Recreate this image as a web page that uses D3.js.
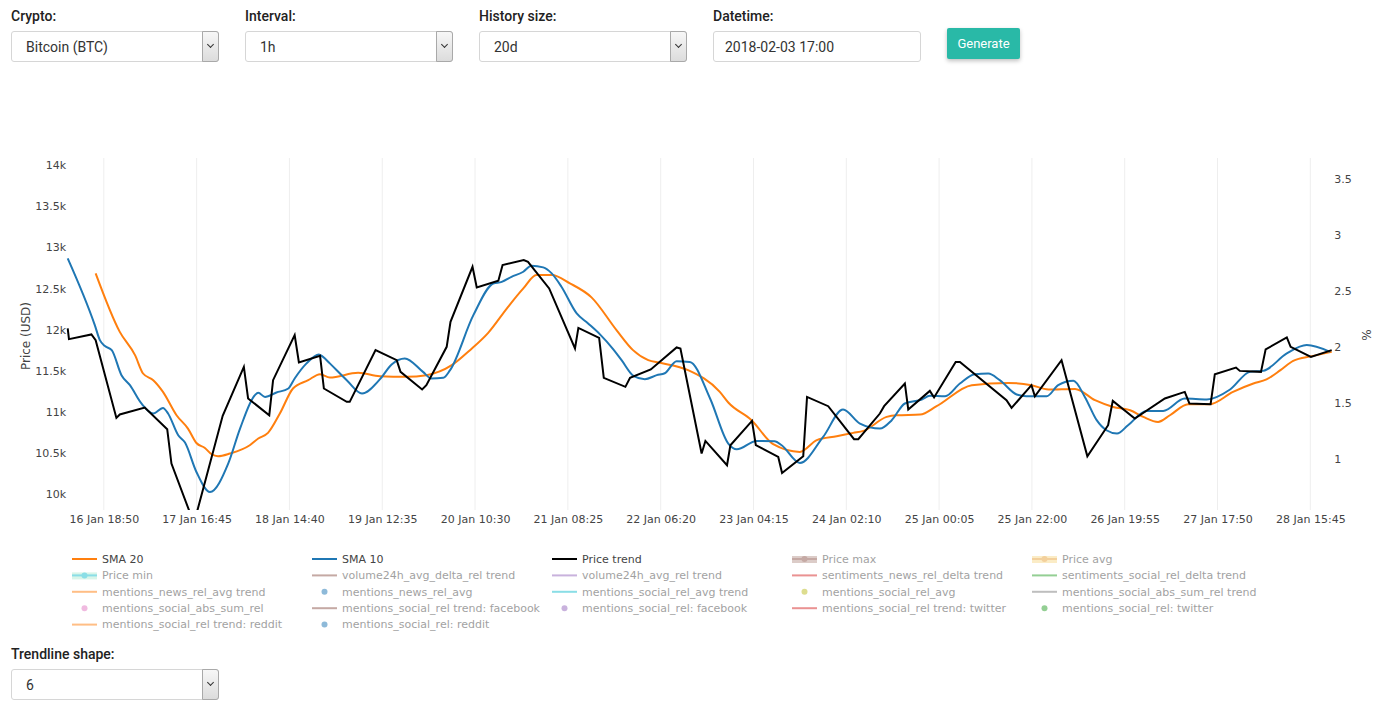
<!DOCTYPE html>
<html>
<head>
<meta charset="utf-8">
<script src="https://d3js.org/d3.v7.min.js"></script>
<style type="text/css">
  body { margin: 0; background: #fff; width: 1400px; height: 714px; overflow: hidden; position: relative; font-family: Roboto, sans-serif; }
  #chart { position: absolute; left: 0; top: 0; }
  .lbl { position: absolute; font-size: 14px; font-weight: 500; color: #222; }
  .sel, .inp {
    position: absolute; height: 31px; box-sizing: border-box;
    border: 1px solid #d6d6d6; border-radius: 3px; background: #fff;
    font-size: 14px; color: #333;
  }
  .sel .val, .inp .val { position: absolute; left: 14px; top: 7px; }
  .sel .arr {
    position: absolute; right: -1px; top: -1px; width: 17px; height: 31px; box-sizing: border-box;
    border: 1px solid #a9a9a9; border-radius: 0 3px 3px 0;
    background: linear-gradient(#f7f7f7, #dcdcdc);
  }
  .sel .arr:after {
    content: ""; position: absolute; left: 5px; top: 10px; width: 4px; height: 4px;
    border-right: 1.3px solid #333; border-bottom: 1.3px solid #333; transform: rotate(45deg);
  }
  .btn {
    position: absolute; left: 947px; top: 28px; width: 73px; height: 31px;
    background: #29b9a7; color: #fff; font-size: 13px; line-height: 31px; text-align: center;
    border-radius: 2px; box-shadow: 0 2px 4px rgba(0,0,0,0.25);
  }
</style>
</head>
<body>

<svg id="chart" width="1400" height="714"></svg>

<div class="lbl" style="left:11px; top:8px;">Crypto:</div>
<div class="sel" style="left:11px; top:31px; width:208px;"><span class="val">Bitcoin (BTC)</span><span class="arr"></span></div>

<div class="lbl" style="left:245px; top:8px;">Interval:</div>
<div class="sel" style="left:245px; top:31px; width:208px;"><span class="val">1h</span><span class="arr"></span></div>

<div class="lbl" style="left:479px; top:8px;">History size:</div>
<div class="sel" style="left:479px; top:31px; width:208px;"><span class="val">20d</span><span class="arr"></span></div>

<div class="lbl" style="left:713px; top:8px;">Datetime:</div>
<div class="inp" style="left:713px; top:31px; width:208px;"><span class="val" style="left:11px">2018-02-03 17:00</span></div>

<div class="btn">Generate</div>

<div class="lbl" style="left:11px; top:646px;">Trendline shape:</div>
<div class="sel" style="left:11px; top:669px; width:208px;"><span class="val">6</span><span class="arr"></span></div>

<script>
// hours since 2018-01-16 00:00 UTC
var priceHours = [10.3,10.6,15.9,16.9,21.8,22.6,28.5,33.8,34.8,39.8,40.7,46.9,51.9,52.9,57.9,58.8,63.9,64.9,69.9,70.8,
  76.2,76.9,83.0,88.0,88.9,94.0,95.0,99.8,100.7,105.9,106.9,112.0,113.0,118.0,119.0,124.0,130.1,130.9,135.8,136.9,
  142.0,143.1,148.0,154.1,155.0,160.0,160.9,166.0,166.8,171.9,172.8,178.1,179.0,184.0,184.9,189.9,196.0,197.0,202.1,203.1,
  208.0,208.8,213.9,214.9,220.0,221.0,232.0,233.2,237.9,238.7,245.0,251.1,256.0,257.1,262.3,269.4,274.1,275.2,280.2,281.2,
  286.2,287.1,292.1,293.2,298.2,299.1,303.9,308.8];
var priceValues = [12015,11885,11942,11872,10928,10969,11054,10790,10373,9690,9760,10953,11548,11164,10960,11386,11933,11601,11681,11285,
  11123,11123,11751,11629,11487,11273,11325,11791,12095,12763,12513,12593,12784,12845,12824,12501,11771,12021,11900,11414,
  11305,11414,11516,11784,11771,10495,10648,10353,10596,10891,10596,10454,10259,10462,11183,11070,10669,10669,10981,11070,
  11346,11030,11256,11176,11608,11608,11143,11049,11325,11191,11629,10462,10839,11134,10920,11164,11244,11103,11094,11459,
  11540,11499,11487,11760,11906,11791,11669,11751];

var sma10Hours = [10.3,16.7,17.9,19.1,20.7,23.0,25.0,27.7,30.5,32.8,34.0,36.4,38.0,40.7,43.9,48.2,51.0,54.5,55.3,56.9,
  59.6,62.4,63.9,66.7,69.6,70.6,72.2,76.2,79.8,84.0,86.8,89.9,94.2,96.2,99.0,100.6,106.1,110.8,112.8,115.1,
  117.9,119.8,122.6,124.6,126.9,130.5,133.2,136.0,139.1,141.1,144.0,146.6,149.4,151.3,154.1,157.2,162.0,166.3,168.3,173.0,
  177.3,178.9,183.2,188.7,193.4,197.4,202.1,204.9,208.0,212.0,213.9,217.5,221.0,224.5,227.7,230.4,234.4,236.7,241.5,244.2,
  247.8,250.5,253.3,255.6,258.1,260.7,265.1,269.0,274.1,279.3,284.8,289.5,292.6,298.2,302.9,308.4];
var sma10Values = [12866,12055,11872,11800,11751,11447,11325,11103,10981,11049,10981,10717,10628,10271,10027,10373,10798,11204,11232,11183,
  11236,11285,11407,11590,11699,11669,11590,11386,11224,11395,11577,11650,11487,11407,11415,11508,12176,12561,12580,12642,
  12703,12776,12756,12683,12521,12197,12075,11942,11763,11629,11435,11398,11447,11470,11615,11608,11164,10616,10547,10648,
  10644,10596,10381,10697,11030,10859,10798,10900,11103,11152,11196,11191,11346,11459,11467,11386,11212,11191,11191,11325,
  11378,11183,10900,10778,10738,10839,11013,11013,11164,11152,11273,11487,11499,11711,11812,11730];

var sma20Hours = [16.9,22.6,26.2,28.1,30.5,32.8,36.0,38.7,40.7,42.7,44.3,45.8,48.6,53.3,55.3,57.6,60.4,63.5,67.1,69.9,
  72.2,78.9,84.0,90.3,95.0,101.0,105.3,109.6,114.3,117.9,121.0,124.6,128.9,134.0,139.9,143.8,147.4,150.2,156.8,164.3,
  166.3,171.8,176.9,183.2,187.2,191.9,195.8,198.2,203.7,206.1,211.6,215.5,223.8,232.4,237.9,241.9,248.2,252.9,257.2,261.2,
  264.3,267.8,270.6,274.9,280.0,285.5,290.3,293.4,296.7,299.7,304.1,308.8];
var sma20Values = [12684,11973,11690,11467,11386,11244,10960,10798,10623,10563,10486,10462,10495,10596,10677,10746,10981,11285,11386,11459,
  11419,11475,11435,11427,11447,11568,11751,11961,12277,12501,12663,12663,12562,12392,11994,11751,11629,11597,11508,11244,
  11115,10900,10608,10515,10657,10705,10746,10770,10940,10960,10969,11070,11325,11353,11325,11273,11280,11143,11061,11021,
  10940,10879,10960,11094,11094,11244,11346,11395,11508,11621,11678,11730];

var xTickLabels = ["16 Jan 18:50","17 Jan 16:45","18 Jan 14:40","19 Jan 12:35","20 Jan 10:30","21 Jan 08:25","22 Jan 06:20",
  "23 Jan 04:15","24 Jan 02:10","25 Jan 00:05","25 Jan 22:00","26 Jan 19:55","27 Jan 17:50","28 Jan 15:45"];
var priceTicks = [10000,10500,11000,11500,12000,12500,13000,13500,14000];
var pctTicks = [1,1.5,2,2.5,3,3.5];

var legendNames = ["SMA 20","SMA 10","Price trend","Price max","Price avg",
  "Price min","volume24h_avg_delta_rel trend","volume24h_avg_rel trend","sentiments_news_rel_delta trend","sentiments_social_rel_delta trend",
  "mentions_news_rel_avg trend","mentions_news_rel_avg","mentions_social_rel_avg trend","mentions_social_rel_avg","mentions_social_abs_sum_rel trend",
  "mentions_social_abs_sum_rel","mentions_social_rel trend: facebook","mentions_social_rel: facebook","mentions_social_rel trend: twitter","mentions_social_rel: twitter",
  "mentions_social_rel trend: reddit","mentions_social_rel: reddit"];
var legendKinds = ["line","line","line","fill","fill",
  "fill","line","line","line","line",
  "line","dot","line","dot","line",
  "dot","line","dot","line","dot",
  "line","dot"];
var legendColors = ["#ff7f0e","#1f77b4","#000000","#8c564b","#e8a33c",
  "#17becf","#8c564b","#9467bd","#d62728","#2ca02c",
  "#ff7f0e","#1f77b4","#17becf","#bcbd22","#7f7f7f",
  "#e377c2","#8c564b","#9467bd","#d62728","#2ca02c",
  "#ff7f0e","#1f77b4"];
var legendFills = {"Price max": "#8c564b", "Price avg": "#f5c242", "Price min": "#7fe0b8"};
var legendShown = ["SMA 20","SMA 10","Price trend"];

var svg = d3.select("#chart");
var plotLeft = 67.7, plotRight = 1331.7, plotTop = 158, plotBottom = 510;
var base = Date.UTC(2018, 0, 16);
function toDate(h) { return new Date(base + h * 3600e3); }

var allHours = priceHours.concat(sma10Hours, sma20Hours);
var x = d3.scaleUtc()
  .domain(d3.extent(allHours).map(toDate))
  .range([plotLeft, plotRight]);
var y = d3.scaleLinear().domain([9809, 14085]).range([plotBottom, plotTop]);
var y2 = d3.scaleLinear().domain([0.545, 3.69]).range([plotBottom, plotTop]);

var parseTick = d3.utcParse("%Y %d %b %H:%M");
var xTicks = xTickLabels.map(function(s) { return parseTick("2018 " + s); });

// vertical grid
svg.append("g").selectAll("line").data(xTicks).enter().append("line")
  .attr("x1", function(d) { return x(d); }).attr("x2", function(d) { return x(d); })
  .attr("y1", plotTop).attr("y2", plotBottom)
  .attr("stroke", "#eeeeee").attr("stroke-width", 1);

var axisFont = "'DejaVu Sans', Verdana, sans-serif";

var gx = svg.append("g").attr("transform", "translate(0," + plotBottom + ")")
  .call(d3.axisBottom(x).tickValues(xTicks).tickFormat(d3.utcFormat("%d %b %H:%M")).tickSize(0).tickPadding(5));
var gy = svg.append("g").attr("transform", "translate(" + (plotLeft - 1.5) + ",0)")
  .call(d3.axisLeft(y).tickValues(priceTicks).tickFormat(d3.format("~s")).tickSize(0).tickPadding(0));
var gy2 = svg.append("g").attr("transform", "translate(" + (plotRight + 2.5) + ",0)")
  .call(d3.axisRight(y2).tickValues(pctTicks).tickFormat(d3.format("~g")).tickSize(0).tickPadding(0));
[gx, gy, gy2].forEach(function(g) {
  g.select(".domain").remove();
  g.selectAll("text").attr("fill", "#444").style("font-family", axisFont).style("font-size", "11px");
});

svg.append("text").attr("transform", "translate(30,336) rotate(-90)")
  .attr("text-anchor", "middle").attr("fill", "#444")
  .style("font-family", axisFont).style("font-size", "12px").text("Price (USD)");
svg.append("text").attr("transform", "translate(1371,335) rotate(-90)")
  .attr("text-anchor", "middle").attr("fill", "#444")
  .style("font-family", axisFont).style("font-size", "12px").text("%");

svg.append("clipPath").attr("id", "plotclip").append("rect")
  .attr("x", plotLeft - 2).attr("y", plotTop).attr("width", plotRight - plotLeft + 4).attr("height", plotBottom - plotTop);

function series(hours, values) {
  return hours.map(function(h, i) { return { t: toDate(h), v: values[i] }; });
}
var plot = svg.append("g").attr("clip-path", "url(#plotclip)");
var smooth = d3.line().x(function(d) { return x(d.t); }).y(function(d) { return y(d.v); }).curve(d3.curveMonotoneX);
var straight = d3.line().x(function(d) { return x(d.t); }).y(function(d) { return y(d.v); });

plot.append("path").datum(series(sma20Hours, sma20Values))
  .attr("d", smooth).attr("fill", "none").attr("stroke", "#ff7f0e").attr("stroke-width", 2);
plot.append("path").datum(series(sma10Hours, sma10Values))
  .attr("d", smooth).attr("fill", "none").attr("stroke", "#1f77b4").attr("stroke-width", 2);
plot.append("path").datum(series(priceHours, priceValues))
  .attr("d", straight).attr("fill", "none").attr("stroke", "#000").attr("stroke-width", 2);

// legend
var legend = svg.append("g");
var items = legend.selectAll("g").data(legendNames).enter().append("g")
  .attr("transform", function(d, i) { return "translate(" + (72 + (i % 5) * 240) + "," + (559 + Math.floor(i / 5) * 16.4) + ")"; })
  .attr("opacity", function(d) { return legendShown.indexOf(d) >= 0 ? 1 : 0.5; });

items.each(function(name, i) {
  var g = d3.select(this), c = legendColors[i], k = legendKinds[i];
  if (k === "line") {
    g.append("line").attr("x1", 0).attr("x2", 25).attr("stroke", c).attr("stroke-width", 2);
  } else if (k === "dot") {
    g.append("circle").attr("cx", 12.5).attr("r", 3).attr("fill", c);
  } else {
    g.append("rect").attr("x", 0).attr("y", -3).attr("width", 25).attr("height", 7)
      .attr("fill", legendFills[name]).attr("fill-opacity", 0.6);
    g.append("line").attr("x1", 0).attr("x2", 25).attr("stroke", c).attr("stroke-width", 2);
    g.append("circle").attr("cx", 12.5).attr("r", 3).attr("fill", c);
  }
  g.append("text").attr("x", 30).attr("dy", "0.35em").attr("fill", "#444")
    .style("font-family", axisFont).style("font-size", "11px").text(name);
});
</script>
</body>
</html>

•••••

Gather each line of the listing that holds the string "this".

Recreate this image as a web page that uses D3.js.
  var g = d3.select(this), c = legendColors[i], k = legendKinds[i];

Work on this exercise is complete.